さてこのたびは約半世紀ぶりに「陰影礼賛」を読んだわけであったが、その半世紀という日時の介在は、この文章の受け取り方に決定的な影響を及ぼしているのがわかった。というのは、昔読んだときには、谷崎の書いていたことを自分のことに引き寄せて受け取ることが出来たのに、いまでは、そんなことは全くできなくなっているからなのであった。家の造りは西洋風になり、谷崎がいうような陰影は家のなかからなくなってしまった。また便所も機能一点張りになって、谷崎がいうような「精神が休まる」ような作りにはなっていない。今の筆者の家では、狭い空間の中に大小兼用の陶器の便器が据えられていて、筆者はその便器の上に扉の方向を向いて腰掛け、ただ用を済ますだけなのである。とてもそこでは、雨の音を楽しんだり、虫の音を聞いたりする贅沢は味わえない。そんなわけで、今の人の目からすれば、谷崎が日本家屋について書いていることは、歴史的な意味合いしか帯びないのではないか。

しかし、今回「陰影礼賛」を読んで、高校生時代には気が付かなかったことまでわかったような気がした。谷崎は「陰影礼賛」といって、日本の家屋の陰影について論じているばかりか、およそ西洋と比較したうえでの日本文化の特徴というか、その奥ゆかしさについて礼賛しているのである。西洋文化は確かに便利ではあるが、しかし日本を含めた東洋文化には、東洋文化でなければ味わえない様々な利点がある。その利点をことごとく捨てて、西洋かぶれになってしまうのはいかにも芸がない、そういって谷崎は我々日本人が今後も、日本の伝統文化を大事にしていくことの必要を説いているわけなのである。

ただ単に日本文化を保存するにとどまらず、できうれば西洋文化を取り入れる際に、それを日本流にアレンジしたうえで取りいれる、そんなことも必要だろう、と谷崎はいって、次のように書いているほどだ。

「たとへば、もしわれわれがわれわれ独自の物理学を有し、化学を有してゐたならば、それに基づく技術や工業もまた自づから別様の発展をとげ、日用百般の機械でも、薬品でも、工芸品でも、もっとわれわれの国民性に合致するやうな物が生まれてはゐなかったであらうか・・・わたしはかつて"文芸春秋"に万年筆と毛筆との比較を書いたが、仮に万年筆といふものを昔の日本人か支那人が考案したとしたならば、必ず穂先をペンにしないで毛筆にしたであらう」

谷崎自身は毛筆で原稿を書いていたから、こんな発想が出てくるのだろうと思われる。

ところで、「陰翳礼讃」は日本家屋にある闇の存在を強調するあまり、その闇との関連で、漆器や金細工など日本独自の什器類が発達したのだと強調してもいる。漆器などは闇のように暗いところで用いられることを前提にして作られているのであって、それを明るい場所で見たのでは美しさがそがれる。同じことは女性の美しさについてもいえるのであって、日本の女性は暗闇の中で見て美しくなるように、自分を作り上げてきた、そうも谷崎はいうのである。

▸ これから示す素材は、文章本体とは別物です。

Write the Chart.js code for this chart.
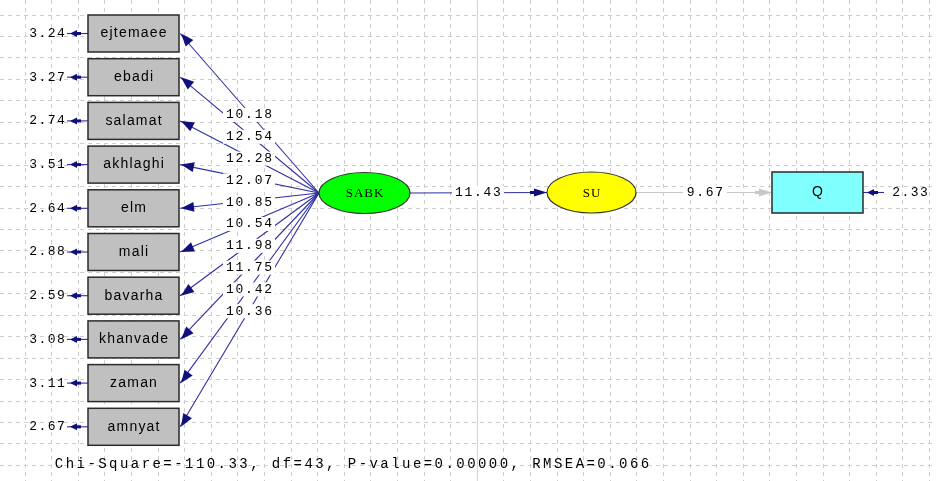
<!DOCTYPE html>
<html>
<head>
<meta charset="utf-8">
<script src="https://cdn.jsdelivr.net/npm/chart.js@4.4.1/dist/chart.umd.min.js"></script>
<style>
  html, body { margin: 0; padding: 0; background: #fff; }
  #wrap { width: 936px; height: 481px; }
</style>
</head>
<body>
<div id="wrap"><canvas id="diagram" width="936" height="481"></canvas></div>
<script>
// --- model values ---
const indicators = ['ejtemaee', 'ebadi', 'salamat', 'akhlaghi', 'elm', 'mali', 'bavarha', 'khanvade', 'zaman', 'amnyat'];
const loadings = [10.18, 12.54, 12.28, 12.07, 10.85, 10.54, 11.98, 11.75, 10.42, 10.36];
const errorVars = [3.24, 3.27, 2.74, 3.51, 2.64, 2.88, 2.59, 3.08, 3.11, 2.67];
const latentNames = ['SABK', 'SU'];
const structPaths = [11.43];
const outcomeName = 'Q';
const outcomePaths = [9.67];
const outcomeErrors = [2.33];
const fitLine = 'Chi-Square=-110.33, df=43, P-value=0.00000, RMSEA=0.066';

// --- layout (diagram units, 1 unit = 1 px of the original) ---
const W = 936, H = 481;
const box = { x: 88, w: 91, top: 15, h: 37, step: 43.7 };
const sabk = { x: 364.5, y: 193, rx: 45.5, ry: 20.5 };
const su = { x: 591.5, y: 192.5, rx: 44.5, ry: 20.5 };
const qBox = { x: 772, y: 172, w: 91, h: 41 };
const labelCol = { x: 249, top: 115, step: 21.8 };
const grid = { x0: 25, dx: 26.6, y0: 15, dy: 21.45, solidAt: 17 };

const NAVY = '#10107c';
const LINE = '#2e2ea4';
const GREY = '#c8c8c8';
const GRID = '#cdcdcd';

const rowY = i => box.top + box.h / 2 + i * box.step;

// path segments as line datasets
const lineSets = [];
indicators.forEach((name, i) => {
  lineSets.push({
    data: [{ x: sabk.x - sabk.rx, y: sabk.y }, { x: box.x + box.w + 1, y: rowY(i) }],
    borderColor: LINE
  });
  lineSets.push({
    data: [{ x: box.x, y: rowY(i) }, { x: 67, y: rowY(i) }],
    borderColor: LINE
  });
});
lineSets.push({ data: [{ x: sabk.x + sabk.rx, y: sabk.y }, { x: su.x - su.rx, y: su.y }], borderColor: LINE });
lineSets.push({ data: [{ x: su.x + su.rx, y: su.y }, { x: qBox.x, y: su.y }], borderColor: GREY });
lineSets.push({ data: [{ x: qBox.x + qBox.w, y: su.y }, { x: 884, y: su.y }], borderColor: LINE });
lineSets.forEach(d => Object.assign(d, { showLine: true, pointRadius: 0, borderWidth: 1.1, fill: false }));

function spacedText(ctx, text, cx, cy, adv) {
  const total = adv * text.length;
  let x = cx - total / 2;
  ctx.textAlign = 'center';
  for (const ch of text) {
    ctx.fillText(ch, x + adv / 2, cy);
    x += adv;
  }
}

function propText(ctx, text, cx, cy, extra) {
  const widths = [...text].map(ch => ctx.measureText(ch).width + extra);
  const total = widths.reduce((a, b) => a + b, 0) - extra;
  let x = cx - total / 2;
  ctx.textAlign = 'left';
  [...text].forEach((ch, k) => { ctx.fillText(ch, x, cy); x += widths[k]; });
}

function arrowHead(ctx, tip, from, len, half, color) {
  const dx = tip.x - from.x, dy = tip.y - from.y;
  const d = Math.hypot(dx, dy);
  const ux = dx / d, uy = dy / d;
  const bx = tip.x - ux * len, by = tip.y - uy * len;
  ctx.fillStyle = color;
  ctx.beginPath();
  ctx.moveTo(tip.x, tip.y);
  ctx.lineTo(bx - uy * half, by + ux * half);
  ctx.lineTo(bx + uy * half, by - ux * half);
  ctx.closePath();
  ctx.fill();
}

// short error arrow: small head plus a thick stub behind it
function errorHead(ctx, tipX, cy, dir) {
  arrowHead(ctx, { x: tipX, y: cy }, { x: tipX - dir * 20, y: cy }, 7, 3.5, NAVY);
  ctx.fillRect(dir > 0 ? tipX - 11 : tipX + 6, cy - 1.5, 5, 3);
}

const diagramPlugin = {
  id: 'diagram',
  beforeDatasetsDraw(chart) {
    const { ctx, scales: { x } } = chart;
    // one grid column is drawn as a lighter solid line
    const gx = Math.round(x.getPixelForValue(grid.x0 + grid.solidAt * grid.dx)) + 0.5;
    ctx.save();
    ctx.strokeStyle = '#d4d4d4';
    ctx.lineWidth = 1;
    ctx.beginPath();
    ctx.moveTo(gx, 0);
    ctx.lineTo(gx, H);
    ctx.stroke();
    ctx.restore();
  },
  afterDatasetsDraw(chart) {
    const { ctx, scales: { x, y } } = chart;
    const P = (px, py) => ({ x: x.getPixelForValue(px), y: y.getPixelForValue(py) });
    ctx.save();
    ctx.textBaseline = 'middle';

    // loading labels on white patches
    ctx.font = '13px "Liberation Mono"';
    loadings.forEach((v, i) => {
      const p = P(labelCol.x, labelCol.top + i * labelCol.step);
      ctx.fillStyle = '#fff';
      ctx.fillRect(p.x - 26, p.y - 7, 52, 14);
      ctx.fillStyle = '#000';
      spacedText(ctx, v.toFixed(2), p.x, p.y, 9.6);
    });

    // arrowheads at the indicator boxes
    indicators.forEach((name, i) => {
      const tip = P(box.x + box.w + 2, rowY(i));
      arrowHead(ctx, tip, P(sabk.x - sabk.rx, sabk.y), 13, 5, NAVY);
      const et = P(70, rowY(i));
      errorHead(ctx, et.x, et.y, -1);
    });

    // indicator boxes
    indicators.forEach((name, i) => {
      const tl = P(box.x, rowY(i) - box.h / 2);
      const br = P(box.x + box.w, rowY(i) + box.h / 2);
      ctx.fillStyle = '#c0c0c0';
      ctx.fillRect(tl.x, tl.y, br.x - tl.x, br.y - tl.y);
      ctx.strokeStyle = '#2a2a2a';
      ctx.lineWidth = 1.5;
      ctx.strokeRect(tl.x, tl.y, br.x - tl.x, br.y - tl.y);
      ctx.fillStyle = '#000';
      ctx.font = '14px "Liberation Sans"';
      propText(ctx, name, (tl.x + br.x) / 2, (tl.y + br.y) / 2, 1.2);
      // error variance
      ctx.font = '13px "Liberation Mono"';
      const e = P(47, rowY(i));
      spacedText(ctx, errorVars[i].toFixed(2), e.x, e.y, 9.3);
    });

    // structural path labels
    const l1 = P(478, sabk.y);
    ctx.fillStyle = '#fff';
    ctx.fillRect(l1.x - 26, l1.y - 7, 52, 14);
    ctx.fillStyle = '#000';
    spacedText(ctx, structPaths[0].toFixed(2), l1.x, l1.y, 9.5);
    arrowHead(ctx, P(su.x - su.rx, su.y), P(sabk.x, su.y), 13, 4, NAVY);
    ctx.fillRect(P(su.x - su.rx - 17, 0).x, P(0, su.y).y - 1.5, 6, 3);

    const l2 = P(705, su.y);
    ctx.fillStyle = '#fff';
    ctx.fillRect(l2.x - 22, l2.y - 7, 44, 14);
    ctx.fillStyle = '#000';
    spacedText(ctx, outcomePaths[0].toFixed(2), l2.x, l2.y, 9.5);
    arrowHead(ctx, P(qBox.x, su.y), P(su.x, su.y), 13, 4, GREY);
    ctx.fillRect(P(qBox.x - 17, 0).x, P(0, su.y).y - 1.5, 6, 3);

    // latent ellipses
    [[sabk, '#00ff00', latentNames[0]], [su, '#ffff00', latentNames[1]]].forEach(([n, col, txt]) => {
      const c = P(n.x, n.y);
      ctx.beginPath();
      ctx.ellipse(c.x, c.y, n.rx, n.ry, 0, 0, Math.PI * 2);
      ctx.fillStyle = col;
      ctx.fill();
      ctx.strokeStyle = '#333';
      ctx.lineWidth = 1.2;
      ctx.stroke();
      ctx.fillStyle = '#000';
      ctx.font = '13px "Liberation Serif"';
      propText(ctx, txt, c.x, c.y + 1, 1);
    });

    // outcome box
    const q1 = P(qBox.x, qBox.y), q2 = P(qBox.x + qBox.w, qBox.y + qBox.h);
    ctx.fillStyle = '#80ffff';
    ctx.fillRect(q1.x, q1.y, q2.x - q1.x, q2.y - q1.y);
    ctx.strokeStyle = '#2a2a2a';
    ctx.lineWidth = 1.5;
    ctx.strokeRect(q1.x, q1.y, q2.x - q1.x, q2.y - q1.y);
    ctx.fillStyle = '#000';
    ctx.font = '14px "Liberation Sans"';
    propText(ctx, outcomeName, (q1.x + q2.x) / 2, (q1.y + q2.y) / 2, 0);
    const qt = P(qBox.x + qBox.w + 4, su.y);
    errorHead(ctx, qt.x, qt.y, -1);
    ctx.font = '13px "Liberation Mono"';
    ctx.fillStyle = '#000';
    const qe = P(910, su.y);
    spacedText(ctx, outcomeErrors[0].toFixed(2), qe.x, qe.y, 9.3);

    // fit statistics
    ctx.font = '14px "Liberation Mono"';
    const f = P(352, 464);
    spacedText(ctx, fitLine, f.x, f.y, 10.85);
    ctx.restore();
  }
};

const gridTicks = (start, step, max) => {
  const out = [];
  for (let v = start; v <= max; v += step) out.push({ value: v });
  return out;
};

new Chart(document.getElementById('diagram'), {
  type: 'scatter',
  data: { datasets: lineSets },
  options: {
    responsive: false,
    animation: false,
    layout: { padding: 0 },
    plugins: { legend: { display: false }, tooltip: { enabled: false } },
    scales: {
      x: {
        type: 'linear', min: 0, max: W,
        afterBuildTicks: s => { s.ticks = gridTicks(grid.x0, grid.dx, W); },
        ticks: { display: false },
        grid: { color: GRID, drawTicks: false, lineWidth: 1 },
        border: { display: false, dash: [4, 4] }
      },
      y: {
        type: 'linear', min: 0, max: H, reverse: true,
        afterBuildTicks: s => { s.ticks = gridTicks(grid.y0, grid.dy, H); },
        ticks: { display: false },
        grid: { color: GRID, drawTicks: false, lineWidth: 1 },
        border: { display: false, dash: [4, 4] }
      }
    }
  },
  plugins: [diagramPlugin]
});
</script>
</body>
</html>
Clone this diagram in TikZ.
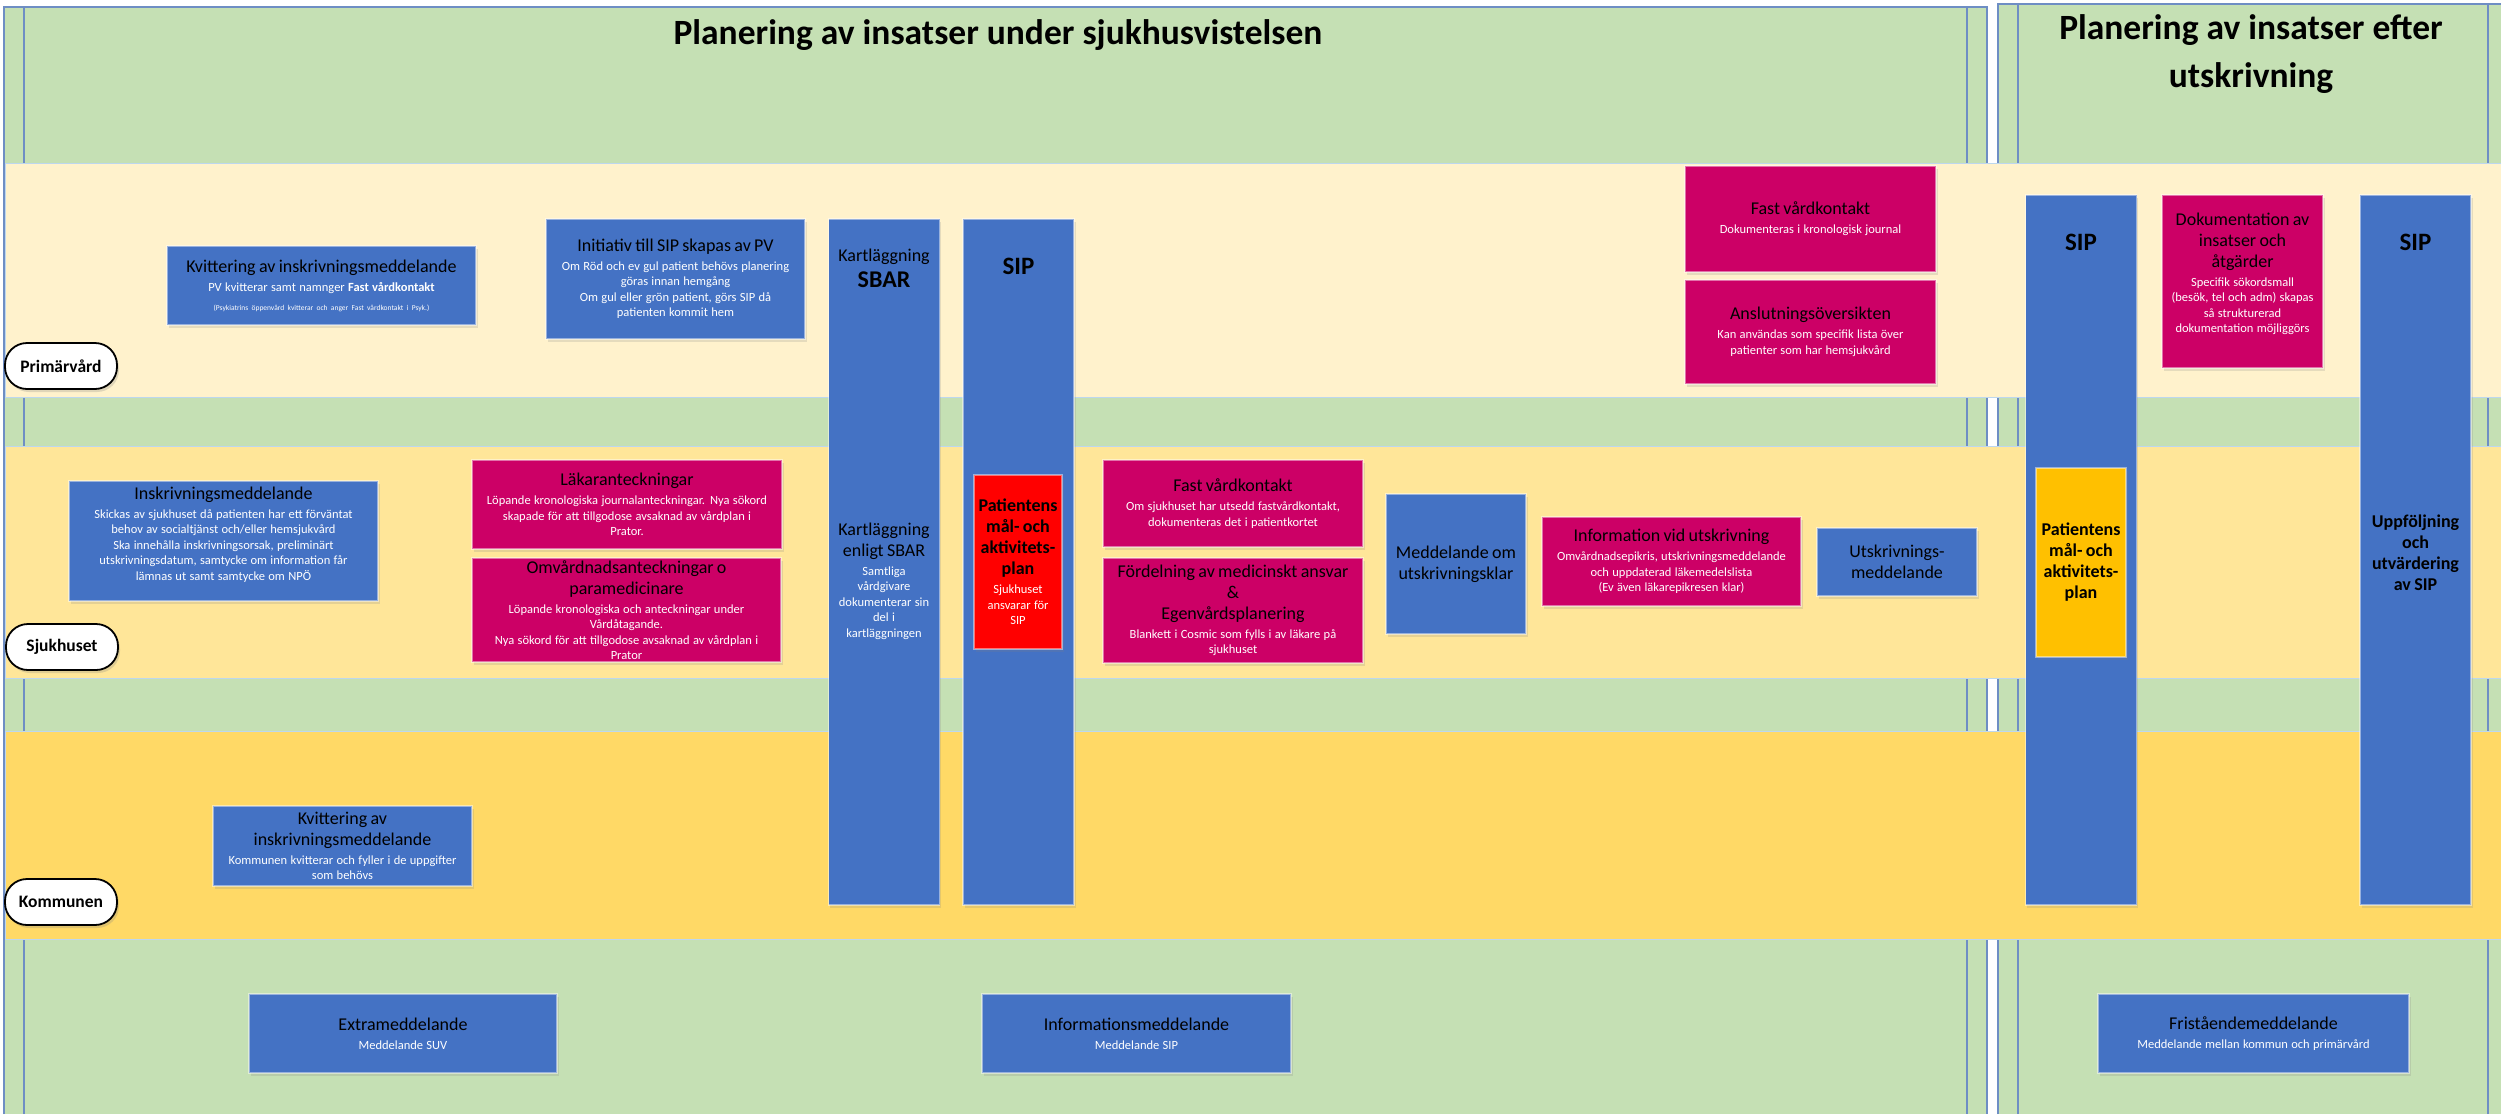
\documentclass[tikz,border=0pt]{standalone}
\usepackage{fontspec}
\setmainfont{Carlito}
\usetikzlibrary{positioning,shadows}
\definecolor{grn}{HTML}{C5E0B4}
\definecolor{pvband}{HTML}{FFF2CC}
\definecolor{shband}{HTML}{FFE699}
\definecolor{kmband}{HTML}{FFD966}
\definecolor{sipblue}{HTML}{4472C4}
\definecolor{vkpink}{HTML}{CC0066}
\definecolor{planyellow}{HTML}{FFC000}
\definecolor{panelline}{HTML}{6E8EC4}
\definecolor{bandline}{HTML}{BDD7EE}
\setlength{\parindent}{0pt}
\hyphenpenalty=10000
\newcommand{\rubrik}[1]{{\fontsize{18}{21}\selectfont #1\par}}
\newcommand{\notis}[1]{{\fontsize{12.5}{15.5}\selectfont\vspace{3.5pt}\leavevmode\color{white}#1\par}}
\newcommand{\luft}[1]{\par\rule{0pt}{#1}}
\tikzset{
  band/.style={draw=bandline,line width=1pt},
  pline/.style={draw=panelline,line width=1.2pt},
  box/.style={rectangle,draw=white,draw opacity=.45,line width=1.2pt,
    inner xsep=2pt,inner ysep=0pt,align=center,
    drop shadow={opacity=.2,shadow xshift=1.5pt,shadow yshift=-3pt}},
  bluebox/.style={box,fill=sipblue},
  pinkbox/.style={box,fill=vkpink},
  redbox/.style={box,fill=red},
  yelbox/.style={box,fill=planyellow},
  col/.style={bluebox,minimum width=111pt},
  coltxt/.style={align=center,inner sep=0pt,text width=107pt},
  sipt/.style={coltxt,font=\bfseries\fontsize{25}{30}\selectfont},
  lanelbl/.style={rectangle,rounded corners=22pt,draw=black,line width=1.8pt,fill=white,
    minimum width=112pt,minimum height=46pt,
    font=\bfseries\fontsize{17.5}{20}\selectfont,
    drop shadow={opacity=.25,shadow xshift=2pt,shadow yshift=-3pt}},
  head/.style={align=center,font=\bfseries\fontsize{35.5}{48}\selectfont}
}
\begin{document}
\begin{tikzpicture}[x=1pt,y=-1pt]
\useasboundingbox (0,0) rectangle (2501,1114);
\fill[white] (0,0) rectangle (2501,1114);
\fill[grn] (4,7) rectangle (1987,1114);
\fill[grn] (1998,4) rectangle (2501,1114);
\draw[pline] (4,1114)--(4,7)--(1987,7)--(1987,1114);
\draw[pline] (24,7)--(24,1114) (1967,7)--(1967,1114);
\draw[pline] (1998,1114)--(1998,4)--(2501,4);
\draw[pline] (2018,4)--(2018,1114) (2488,4)--(2488,1114);
\draw[band,fill=pvband] (5,163) rectangle (2501,397);
\draw[band,fill=shband] (5,446) rectangle (2501,678);
\draw[band,fill=kmband] (5,731) rectangle (2501,939);

\node[head] (rubA) at (998,35) {Planering av insatser under sjukhusvistelsen};
\node[head] (rubB) at (2251,54) {Planering av insatser efter\\utskrivning};

\node[lanelbl] (pv) at (61,366) {Primärvård};
\node[lanelbl] (sh) at (62,647) {Sjukhuset};
\node[lanelbl] (km) at (61,902) {Kommunen};

% primärvård
\node[bluebox,text width=305pt,minimum height=79pt] (kvitpv) at (321.5,285.5)
  {\rubrik{Kvittering av inskrivningsmeddelande}
   \notis{PV kvitterar samt namnger \textbf{Fast vårdkontakt}}
   {\fontsize{7.5}{10}\selectfont\vspace{9pt}\leavevmode\color{white}(Psykiatrins öppenvård kvitterar och anger Fast vårdkontakt i Psyk.)\par}};
\node[bluebox,text width=255pt,minimum height=120pt] (initiativ) at (675.5,279)
  {\rubrik{Initiativ till SIP skapas av PV}
   \notis{Om Röd och ev gul patient behövs planering\\göras innan hemgång\\Om gul eller grön patient, görs SIP då\\patienten kommit hem}};
\node[pinkbox,text width=247pt,minimum height=106pt] (fvkpv) at (1810.5,219)
  {\rubrik{Fast vårdkontakt}\notis{Dokumenteras i kronologisk journal}};
\node[pinkbox,text width=247pt,minimum height=104pt] (anslut) at (1810.5,332)
  {\rubrik{Anslutningsöversikten}
   \notis{Kan användas som specifik lista över\\patienter som har hemsjukvård}};
\node[pinkbox,text width=157pt,minimum height=173pt] (dok) at (2242.5,281.5)
  {\rubrik{Dokumentation av\\insatser och\\åtgärder}
   \notis{Specifik sökordsmall\\(besök, tel och adm) skapas\\så strukturerad\\dokumentation möjliggörs}\luft{14pt}};

% sjukhuset
\node[bluebox,text width=305pt,minimum height=120pt] (inskr) at (223.5,541)
  {\rubrik{Inskrivningsmeddelande}
   \notis{Skickas av sjukhuset då patienten har ett förväntat\\behov av socialtjänst och/eller hemsjukvård\\Ska innehålla inskrivningsorsak, preliminärt\\utskrivningsdatum, samtycke om information får\\lämnas ut samt samtycke om NPÖ}\luft{12pt}};
\node[pinkbox,text width=306pt,minimum height=89pt] (lakar) at (627,504.5)
  {\rubrik{Läkaranteckningar}
   \notis{Löpande kronologiska journalanteckningar. Nya sökord\\skapade för att tillgodose avsaknad av vårdplan i\\Prator.}};
\node[pinkbox,text width=305pt,minimum height=104pt] (omvard) at (626.5,610)
  {\rubrik{Omvårdnadsanteckningar o\\paramedicinare}
   \notis{Löpande kronologiska och anteckningar under\\Vårdåtagande.\\Nya sökord för att tillgodose avsaknad av vårdplan i\\Prator}};

\node[col,minimum height=686pt] (kart) at (884,562) {};
\node[coltxt] (kartA) at (884,268)
  {\rubrik{Kartläggning}{\fontsize{24}{26}\selectfont\bfseries SBAR\par}};
\node[coltxt] (kartB) at (884,581)
  {\rubrik{Kartläggning\\enligt SBAR}
   \notis{Samtliga\\vårdgivare\\dokumenterar sin\\del i\\kartläggningen}};
\node[col,minimum height=686pt] (sipA) at (1018.5,562) {};
\node[sipt] (sipAt) at (1018.5,266) {SIP};
\node[redbox,text width=84pt,minimum height=174pt] (malA) at (1018,562)
  {{\bfseries\rubrik{Patientens\\mål- och\\aktivitets-\\plan}}
   \notis{Sjukhuset\\ansvarar för\\SIP}};

\node[pinkbox,text width=256pt,minimum height=87pt] (fvksh) at (1233,503.5)
  {\rubrik{Fast vårdkontakt}
   \notis{Om sjukhuset har utsedd fastvårdkontakt,\\dokumenteras det i patientkortet}};
\node[pinkbox,text width=256pt,minimum height=105pt] (fordel) at (1233,610.5)
  {\rubrik{Fördelning av medicinskt ansvar\\\&\\Egenvårdsplanering}
   \notis{Blankett i Cosmic som fylls i av läkare på\\sjukhuset}};
\node[bluebox,text width=136pt,minimum height=140pt] (medd) at (1456,564)
  {\rubrik{Meddelande om\\utskrivningsklar}};
\node[pinkbox,text width=255pt,minimum height=89pt] (infout) at (1671.5,561.5)
  {\rubrik{Information vid utskrivning}
   \notis{Omvårdnadsepikris, utskrivningsmeddelande\\och uppdaterad läkemedelslista\\(Ev även läkarepikresen klar)}};
\node[bluebox,text width=156pt,minimum height=68pt] (utskr) at (1897,562)
  {\rubrik{Utskrivnings-\\meddelande}};

\node[col,minimum height=710pt] (sipB) at (2081,550) {};
\node[sipt] (sipBt) at (2081,242) {SIP};
\node[yelbox,text width=86pt,minimum height=189pt] (malB) at (2081,562.5)
  {{\bfseries\rubrik{Patientens\\mål- och\\aktivitets-\\plan}}};
\node[col,minimum height=710pt] (sipC) at (2415.5,550) {};
\node[sipt] (sipCt) at (2415.5,242) {SIP};
\node[coltxt] (uppf) at (2415.5,553)
  {{\bfseries\rubrik{Uppföljning\\och\\utvärdering\\av SIP}}};

% kommunen
\node[bluebox,text width=255pt,minimum height=80pt] (kvitkm) at (342.5,846)
  {\rubrik{Kvittering av\\inskrivningsmeddelande}
   \notis{Kommunen kvitterar och fyller i de uppgifter\\som behövs}};

\node[bluebox,text width=304pt,minimum height=79pt] (extra) at (403,1033.5)
  {\rubrik{Extrameddelande}\notis{Meddelande SUV}};
\node[bluebox,text width=305pt,minimum height=79pt] (infomedd) at (1136.5,1033.5)
  {\rubrik{Informationsmeddelande}\notis{Meddelande SIP}};
\node[bluebox,text width=307pt,minimum height=79pt] (fristaende) at (2253.5,1033.5)
  {\rubrik{Friståendemeddelande}\notis{Meddelande mellan kommun och primärvård}};
\end{tikzpicture}
\end{document}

どういうことかというと、日本の女性は伝統的に暗い室内で暮らしていて、男たちは暗い所でしか女性の肌に接することが出来なかった。そんな場所では、女性の美しさは顔と手先にしか窺い知ることが出来ない。それ故、顔には特別の工夫をこらす必要がある。鉄漿と言うのはそうした必要に答えたものであって、暗いところで女性の顔を見ることから生まれたものなのである。というのも、真っ白い歯をむき出しにした女の顔と言うのは、暗い闇の中では幽霊のように薄気味悪く映るものなのである。

こんなわけだから、日本の女性には顔と手先だけがあればよく、胴体はいらないという極論も出てくる。それは文楽の人形からの連想がそうさせたのであって、たしかに文楽の人形には顔と手先だけがあって胴体がない。「胴や足の先は裾の長い衣装のうちに包まれているので、人形使いが自分たちの手を内部に入れて動きを示せば足りるのであるが、私はこれがもっとも実際に近いのであって、昔の女というものは襟から上と袖口から先だけの存在であり、他は悉く闇に隠れていたものだと思う」

そして、「極端にいえば、彼女たちには殆ど肉体がなかったのだといってよい。私は母の顔と手の外、足だけはぼんやりと覚えているが、胴体については記憶がない」とまで谷崎は言うのであるが、生涯女性の肉体にこだわった谷崎の、女性の肉体に関しての原体験ともいうべきものが、こういう事情だったとは、非常に面白いところである。

ちなみに筆者自身は、母親の身体は、顔や手足に止まらず、胴体についてもよく覚えている。